--- DATA PROVIDED ---

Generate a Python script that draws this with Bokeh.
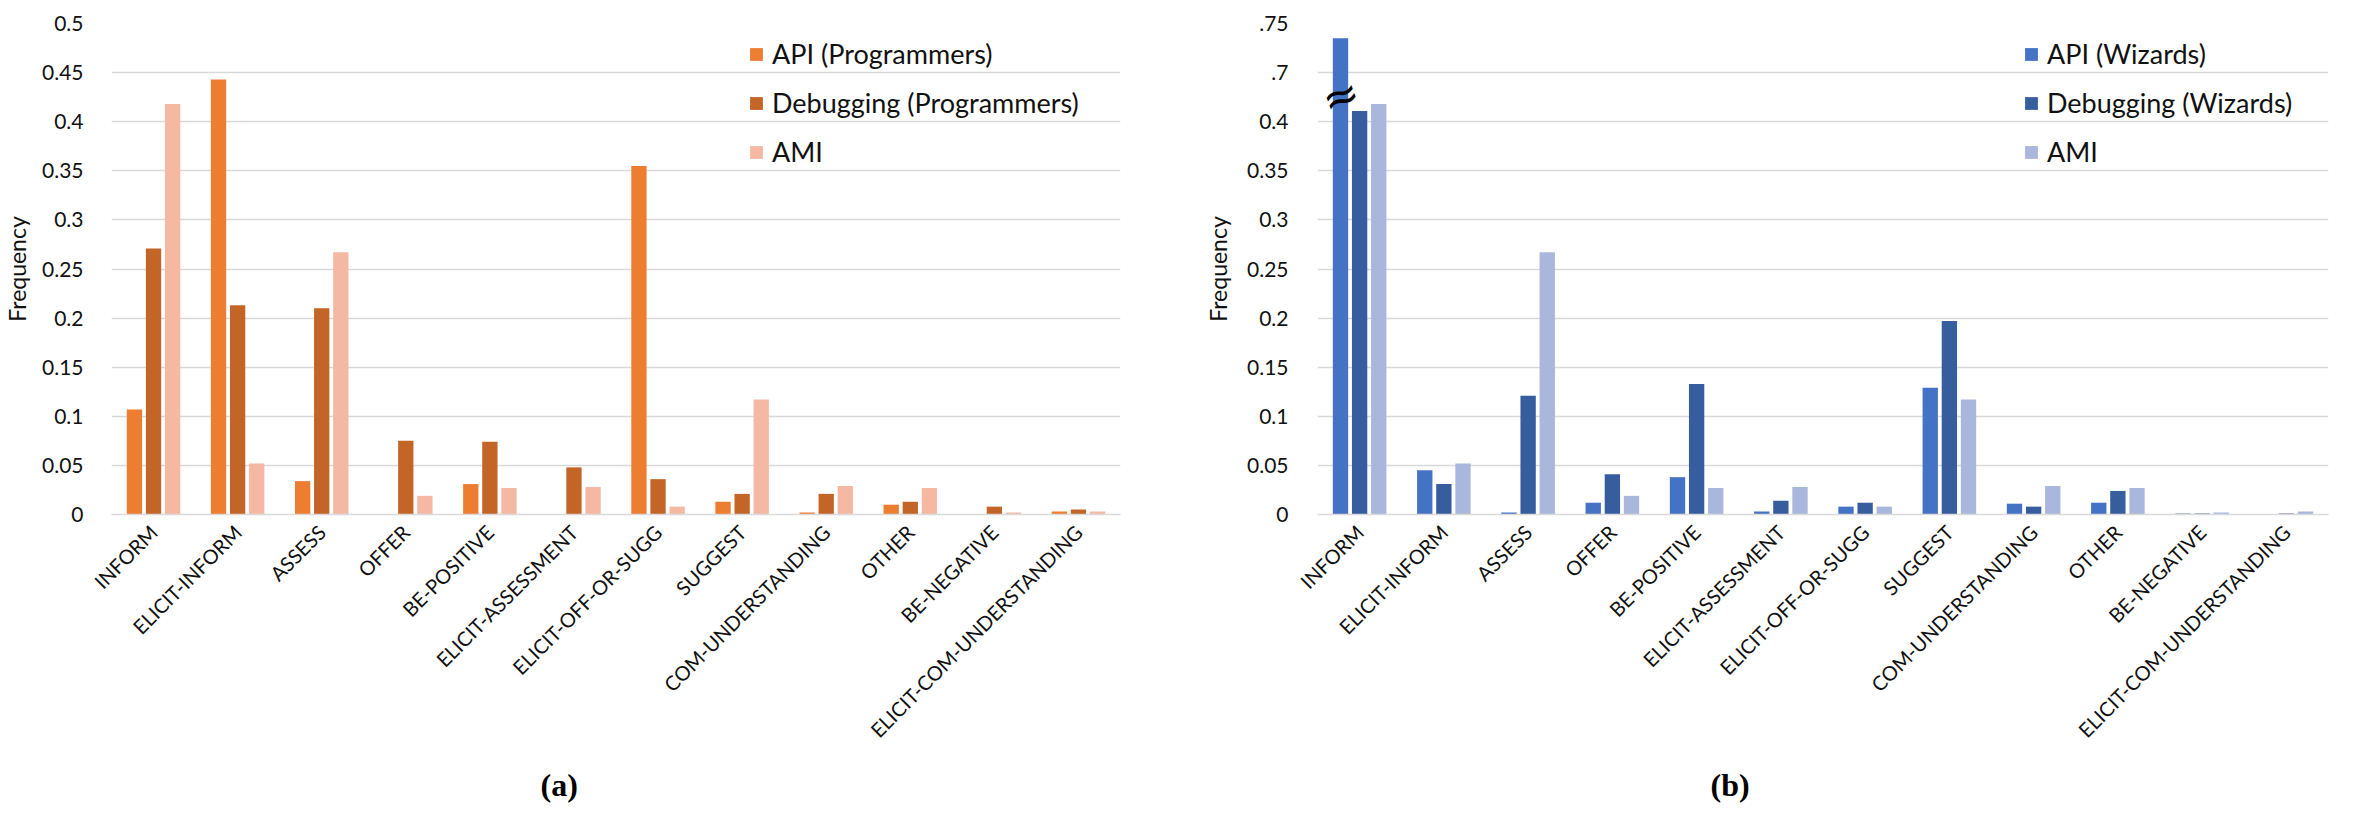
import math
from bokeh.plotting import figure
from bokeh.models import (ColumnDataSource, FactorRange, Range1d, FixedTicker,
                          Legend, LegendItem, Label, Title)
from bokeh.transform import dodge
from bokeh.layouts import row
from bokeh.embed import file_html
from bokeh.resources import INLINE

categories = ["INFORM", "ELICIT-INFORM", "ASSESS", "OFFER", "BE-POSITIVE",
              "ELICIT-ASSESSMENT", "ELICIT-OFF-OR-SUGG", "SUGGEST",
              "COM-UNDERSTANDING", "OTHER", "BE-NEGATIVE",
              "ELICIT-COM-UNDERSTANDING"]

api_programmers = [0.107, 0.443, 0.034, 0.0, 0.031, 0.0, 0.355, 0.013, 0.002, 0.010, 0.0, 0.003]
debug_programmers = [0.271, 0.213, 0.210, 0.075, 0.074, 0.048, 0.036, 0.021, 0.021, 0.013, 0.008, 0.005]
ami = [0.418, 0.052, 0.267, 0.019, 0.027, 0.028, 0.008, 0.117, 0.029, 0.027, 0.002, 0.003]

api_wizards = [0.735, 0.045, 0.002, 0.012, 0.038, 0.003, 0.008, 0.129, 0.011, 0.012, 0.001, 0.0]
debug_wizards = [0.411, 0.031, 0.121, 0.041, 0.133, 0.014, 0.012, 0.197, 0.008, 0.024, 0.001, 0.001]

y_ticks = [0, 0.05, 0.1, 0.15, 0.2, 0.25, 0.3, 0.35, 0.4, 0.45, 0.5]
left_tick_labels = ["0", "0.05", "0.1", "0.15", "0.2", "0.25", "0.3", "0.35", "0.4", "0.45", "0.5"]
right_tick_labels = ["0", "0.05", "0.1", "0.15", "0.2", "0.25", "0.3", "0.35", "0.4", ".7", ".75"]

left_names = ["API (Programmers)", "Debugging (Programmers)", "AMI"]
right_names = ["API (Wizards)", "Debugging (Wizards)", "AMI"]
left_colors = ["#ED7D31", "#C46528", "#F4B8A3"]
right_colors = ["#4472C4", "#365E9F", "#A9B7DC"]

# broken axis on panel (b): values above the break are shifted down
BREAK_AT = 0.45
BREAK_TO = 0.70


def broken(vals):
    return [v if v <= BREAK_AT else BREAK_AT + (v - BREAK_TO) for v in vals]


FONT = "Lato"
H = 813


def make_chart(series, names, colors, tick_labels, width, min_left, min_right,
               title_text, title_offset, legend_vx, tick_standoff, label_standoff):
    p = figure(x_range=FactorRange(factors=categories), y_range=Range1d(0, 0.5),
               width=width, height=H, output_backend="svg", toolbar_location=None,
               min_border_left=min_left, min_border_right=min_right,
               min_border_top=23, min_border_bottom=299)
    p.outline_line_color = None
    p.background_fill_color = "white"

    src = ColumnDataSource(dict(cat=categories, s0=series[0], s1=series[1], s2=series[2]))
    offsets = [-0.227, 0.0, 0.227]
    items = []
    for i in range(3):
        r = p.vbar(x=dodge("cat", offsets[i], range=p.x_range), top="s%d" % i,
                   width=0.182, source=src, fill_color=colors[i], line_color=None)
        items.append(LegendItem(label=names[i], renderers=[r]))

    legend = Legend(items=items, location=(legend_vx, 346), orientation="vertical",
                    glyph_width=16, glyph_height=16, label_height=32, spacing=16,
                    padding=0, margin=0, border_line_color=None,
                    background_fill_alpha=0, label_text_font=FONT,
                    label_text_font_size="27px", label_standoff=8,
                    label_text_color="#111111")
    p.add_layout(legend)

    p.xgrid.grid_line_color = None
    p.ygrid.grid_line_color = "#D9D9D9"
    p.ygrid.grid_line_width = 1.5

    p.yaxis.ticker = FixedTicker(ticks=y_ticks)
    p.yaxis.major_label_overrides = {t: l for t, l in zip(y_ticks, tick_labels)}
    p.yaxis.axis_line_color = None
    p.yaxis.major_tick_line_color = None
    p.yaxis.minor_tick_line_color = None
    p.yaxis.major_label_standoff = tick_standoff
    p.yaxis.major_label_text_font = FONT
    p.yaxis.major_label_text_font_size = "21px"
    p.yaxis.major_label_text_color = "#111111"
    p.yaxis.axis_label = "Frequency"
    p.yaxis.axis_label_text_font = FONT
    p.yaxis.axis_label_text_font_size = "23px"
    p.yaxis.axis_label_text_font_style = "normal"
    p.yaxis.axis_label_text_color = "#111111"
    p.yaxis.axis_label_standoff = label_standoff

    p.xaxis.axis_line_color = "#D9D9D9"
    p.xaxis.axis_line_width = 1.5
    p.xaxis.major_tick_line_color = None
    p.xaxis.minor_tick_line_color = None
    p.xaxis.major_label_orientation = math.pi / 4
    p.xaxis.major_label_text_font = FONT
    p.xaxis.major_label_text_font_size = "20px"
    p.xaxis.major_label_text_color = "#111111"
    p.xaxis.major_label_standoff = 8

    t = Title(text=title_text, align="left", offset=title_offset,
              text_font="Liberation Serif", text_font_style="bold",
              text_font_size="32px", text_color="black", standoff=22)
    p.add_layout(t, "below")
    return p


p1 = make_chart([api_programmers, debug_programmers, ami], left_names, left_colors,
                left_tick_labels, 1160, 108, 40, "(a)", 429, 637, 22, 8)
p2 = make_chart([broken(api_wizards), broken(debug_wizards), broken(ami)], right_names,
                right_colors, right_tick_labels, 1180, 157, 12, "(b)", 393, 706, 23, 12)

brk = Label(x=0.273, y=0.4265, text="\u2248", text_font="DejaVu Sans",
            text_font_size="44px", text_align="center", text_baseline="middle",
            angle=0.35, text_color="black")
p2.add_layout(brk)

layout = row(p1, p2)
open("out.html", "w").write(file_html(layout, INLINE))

--- TASK DETAILS ---
Everything from the first line to the line with "0.027, 0.002, 0.003]" must be repeated exactly, and nothing else. Leave the pictures out.

--- OUTPUT FOR THIS TASK ---
Generate a Python script that draws this with Bokeh.
import math
from bokeh.plotting import figure
from bokeh.models import (ColumnDataSource, FactorRange, Range1d, FixedTicker,
                          Legend, LegendItem, Label, Title)
from bokeh.transform import dodge
from bokeh.layouts import row
from bokeh.embed import file_html
from bokeh.resources import INLINE

categories = ["INFORM", "ELICIT-INFORM", "ASSESS", "OFFER", "BE-POSITIVE",
              "ELICIT-ASSESSMENT", "ELICIT-OFF-OR-SUGG", "SUGGEST",
              "COM-UNDERSTANDING", "OTHER", "BE-NEGATIVE",
              "ELICIT-COM-UNDERSTANDING"]

api_programmers = [0.107, 0.443, 0.034, 0.0, 0.031, 0.0, 0.355, 0.013, 0.002, 0.010, 0.0, 0.003]
debug_programmers = [0.271, 0.213, 0.210, 0.075, 0.074, 0.048, 0.036, 0.021, 0.021, 0.013, 0.008, 0.005]
ami = [0.418, 0.052, 0.267, 0.019, 0.027, 0.028, 0.008, 0.117, 0.029, 0.027, 0.002, 0.003]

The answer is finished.